Tax-Efficient Wealth Management Strategies for Indian Investors
Keep More of What You Earn
Imagine growing your wealth every year but watching a big chunk vanish into taxes. That’s the reality for many Indian investors. The truth? Smart tax planning can significantly boost your net returns—without taking more risks. In my experience, the difference between an average investor and a great one often comes down to how well they manage taxes.
In this guide, we’ll explore practical, tax-efficient wealth management strategies for Indian investors—whether you’re a salaried professional, a business owner, or a retiree living off investments.
1. Understand Your Tax Bracket First
Before diving into investments, you need to know where you stand. India follows a slab-based income tax system, and your slab affects your ideal investment choices.
- Example: A salaried individual earning ₹12 lakh annually might benefit more from Section 80C deductions and long-term capital gains planning, while someone earning ₹5 lakh might focus on zero-tax options.
- Pro Tip: Use the government’s income tax calculator to estimate your liability before making investment moves.
2. Use Tax-Saving Instruments Under Section 80C
Section 80C is your first line of defense against high taxes. You can claim deductions of up to ₹1.5 lakh annually.
Popular 80C Investments:
- Equity-Linked Savings Scheme (ELSS) – High return potential, 3-year lock-in, tax-efficient.
- Public Provident Fund (PPF) – 15-year maturity, tax-free interest.
- National Savings Certificate (NSC) – Fixed returns, government-backed security.
- Life Insurance Premiums – Protection + deduction benefits.
Example: Investing ₹1.5 lakh in ELSS could save you up to ₹46,800 in taxes if you fall in the 30% slab, while also compounding your wealth.
3. Choose Tax-Efficient Investment Vehicles
Tax efficiency isn’t just about deductions—it’s about how your returns are taxed.
Equity Investments
- Long-Term Capital Gains (LTCG): 10% tax after ₹1 lakh exemption.
- Short-Term Capital Gains (STCG): 15% flat tax.
Debt Instruments
- Taxed as per your slab (short term) or 20% with indexation (long term).
Best Practice:
Hold equity investments for over a year and debt investments for over three years to enjoy lower LTCG rates.

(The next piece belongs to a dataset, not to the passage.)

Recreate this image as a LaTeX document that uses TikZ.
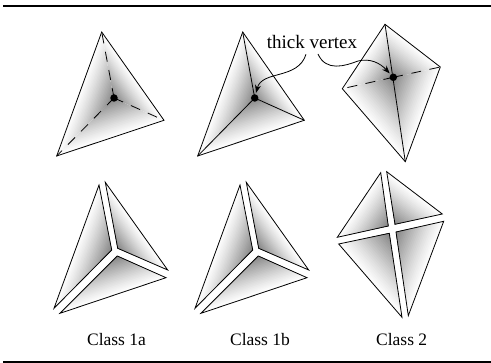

4. Use the Power of Indexation
Indexation adjusts your investment’s purchase price for inflation, reducing your taxable gains.
- Example: If you invest ₹5 lakh in debt mutual funds and redeem after 4 years, indexation could reduce your taxable capital gain by 30–40%.

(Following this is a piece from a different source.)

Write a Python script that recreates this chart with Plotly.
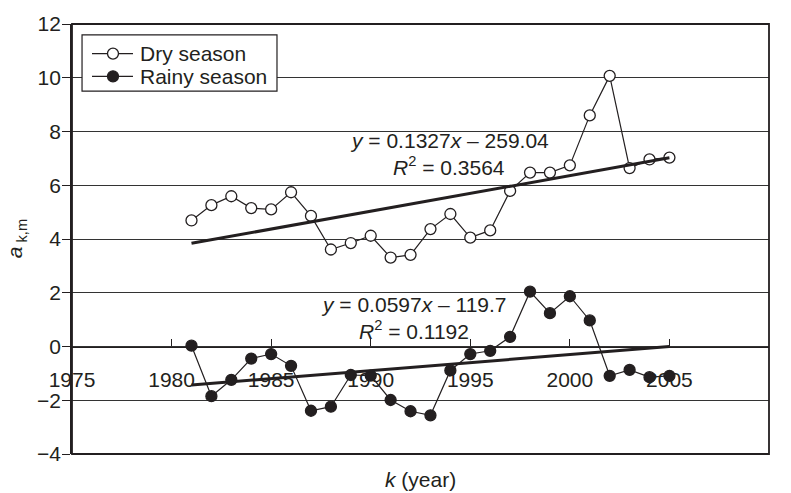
import plotly.graph_objects as go

# Years of record
years = list(range(1981, 2006))

# Seasonal coefficient a_{k,m}
dry_season = [4.69, 5.26, 5.59, 5.15, 5.10, 5.74, 4.86, 3.61, 3.85, 4.12,
              3.31, 3.41, 4.37, 4.93, 4.05, 4.32, 5.79, 6.47, 6.47, 6.74,
              8.60, 10.07, 6.64, 6.96, 7.03]
rainy_season = [0.03, -1.85, -1.24, -0.45, -0.28, -0.72, -2.39, -2.24, -1.06, -1.08,
                -1.99, -2.41, -2.56, -0.89, -0.28, -0.16, 0.36, 2.04, 1.24, 1.87,
                0.97, -1.09, -0.87, -1.14, -1.09]

# Linear trends (slope, intercept, R^2)
dry_fit = (0.1327, -259.04, 0.3564)
rainy_fit = (0.0597, -119.7, 0.1192)

series_names = ["Dry season", "Rainy season"]
x_ticks = [1975, 1980, 1985, 1990, 1995, 2000, 2005, 2010]
y_ticks = [-4, -2, 0, 2, 4, 6, 8, 10, 12]

INK = "#231f20"
FONT = "Arial, Liberation Sans, sans-serif"
FS = 21
MARKER_FILLS = ["white", INK]

fig = go.Figure()

for name, values, fill in zip(series_names, (dry_season, rainy_season), MARKER_FILLS):
    fig.add_trace(go.Scatter(
        x=years, y=values, name=name, mode="lines+markers", showlegend=False,
        line=dict(color=INK, width=1.2),
        marker=dict(symbol="circle", size=11, color=fill,
                    line=dict(color=INK, width=1.3)),
    ))

# Trend lines over the record period
for slope, intercept, _ in (dry_fit, rainy_fit):
    xs = [years[0], years[-1]]
    fig.add_trace(go.Scatter(
        x=xs, y=[slope * v + intercept for v in xs], mode="lines",
        line=dict(color=INK, width=3), showlegend=False, hoverinfo="skip",
    ))


def equation_lines(fit):
    slope, intercept, r2 = fit
    sign = "–" if intercept < 0 else "+"
    eq = f"<i>y</i> = {slope:g}<i>x</i> {sign} {abs(intercept):g}"
    rr = f"<i>R</i><sup>2</sup> = {r2:.4f}"
    return eq, rr


txt_font = dict(size=FS, color=INK, family=FONT)
annotations = []
for fit, xc, y1, y2 in ((dry_fit, 1993.95, 7.66, 6.72),
                        (rainy_fit, 1992.15, 1.55, 0.6)):
    eq, rr = equation_lines(fit)
    annotations.append(dict(x=xc, y=y1, xref="x", yref="y", text=eq,
                            showarrow=False, font=txt_font))
    annotations.append(dict(x=xc, y=y2, xref="x", yref="y", text=rr,
                            showarrow=False, font=txt_font))

annotations.append(dict(x=0.5, y=-0.06, xref="paper", yref="paper",
                        text="<i>k</i> (year)", showarrow=False,
                        xanchor="center", yanchor="middle", font=txt_font))
annotations.append(dict(x=-0.08, y=0.5, xref="paper", yref="paper",
                        text="<i>a</i><sub> k,m</sub>", showarrow=False,
                        textangle=-90, xanchor="center", yanchor="middle",
                        font=txt_font))

# Frame around the plotting area
shapes = [dict(type="rect", xref="paper", yref="paper", x0=0, y0=0, x1=1, y1=1,
               line=dict(color=INK, width=1.8), layer="above")]

# Legend box in the upper-left corner
shapes.append(dict(type="rect", xref="paper", yref="paper",
                   x0=0.0144, x1=0.2941, y0=0.8440, y1=0.9748,
                   line=dict(color=INK, width=1.2), fillcolor="white", layer="above"))
for name, fill, row_y in zip(series_names, MARKER_FILLS, (0.9312, 0.8784)):
    shapes.append(dict(type="line", xref="paper", yref="paper",
                       x0=0.0287, x1=0.0875, y0=row_y, y1=row_y,
                       line=dict(color=INK, width=1.2), layer="above"))
    shapes.append(dict(type="circle", xref="paper", yref="paper",
                       xsizemode="pixel", ysizemode="pixel",
                       xanchor=0.0588, yanchor=row_y,
                       x0=-5.5, x1=5.5, y0=-5.5, y1=5.5,
                       line=dict(color=INK, width=1.3), fillcolor=fill, layer="above"))
    annotations.append(dict(x=0.0947, y=row_y, xref="paper", yref="paper",
                            text=name, showarrow=False, xanchor="left",
                            yanchor="middle", font=txt_font))

fig.update_layout(
    width=791, height=493,
    margin=dict(l=72, r=22, t=18, b=39),
    paper_bgcolor="white", plot_bgcolor="white",
    font=dict(family=FONT, size=FS, color=INK),
    showlegend=False,
    annotations=annotations,
    shapes=shapes,
    xaxis=dict(range=[1975, 2010], tickvals=x_ticks, ticks="inside", ticklen=7,
               tickcolor=INK, tickwidth=1.2, showgrid=False, zeroline=False,
               showline=True, linecolor=INK, linewidth=1.2,
               anchor="free", position=0.25, ticklabelstandoff=14,
               tickfont=txt_font),
    yaxis=dict(range=[-4, 12], tickvals=y_ticks, ticks="outside", ticklen=8,
               tickcolor=INK, tickwidth=1.2, showgrid=True, gridcolor="#333333",
               gridwidth=1.2, zeroline=False, showline=True, linecolor=INK,
               linewidth=1.8, ticklabelstandoff=-3, tickfont=txt_font),
)

fig.write_html("out.html")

- Ideal for: Debt mutual funds, tax-free bonds, certain real estate investments.
5. Leverage NPS for Retirement + Tax Benefits
The National Pension System (NPS) offers dual advantages:
- Additional ₹50,000 deduction under Section 80CCD(1B) (over and above 80C).
- Partial withdrawals are tax-free; maturity is partly exempt.
Case Study:
Ravi, aged 35, invests ₹50,000 annually in NPS. Over 25 years, he saves nearly ₹3 lakh in taxes and builds a retirement corpus of over ₹35 lakh.
6. Optimize Dividend Income
- Post-2020, dividends are taxed as per your slab.
- To reduce tax impact:
- Opt for growth mutual funds instead of dividend options.
- Spread investments across family members in lower tax slabs.
7. Harvest Tax Losses
If your portfolio has underperforming stocks:
- Sell them to offset capital gains from other investments.
- Reinvest strategically without breaching wash-sale rules.
8. Plan for Real Estate Gains
Selling property? Remember:
- Holding > 2 years = LTCG @ 20% with indexation.
- Reinvest gains in another property or specified bonds (Section 54) to avoid tax.
9. Use HUF and Family Members for Tax Splitting
A Hindu Undivided Family (HUF) can hold investments separately, helping split income and reduce overall tax liability.
10. Stay Updated on Tax Laws
Tax rules change often—budget announcements can directly impact your returns. Subscribe to reliable finance news sources to adapt your strategy.
Final Thoughts
Tax-efficient wealth management isn’t about avoiding taxes—it’s about legally minimizing them while maximizing returns. As an investor in India, you have multiple tools, from 80C deductions to capital gains planning, to keep more money working for you.
Ask Yourself:
Are you investing just to grow your money—or are you investing smartly to keep your money?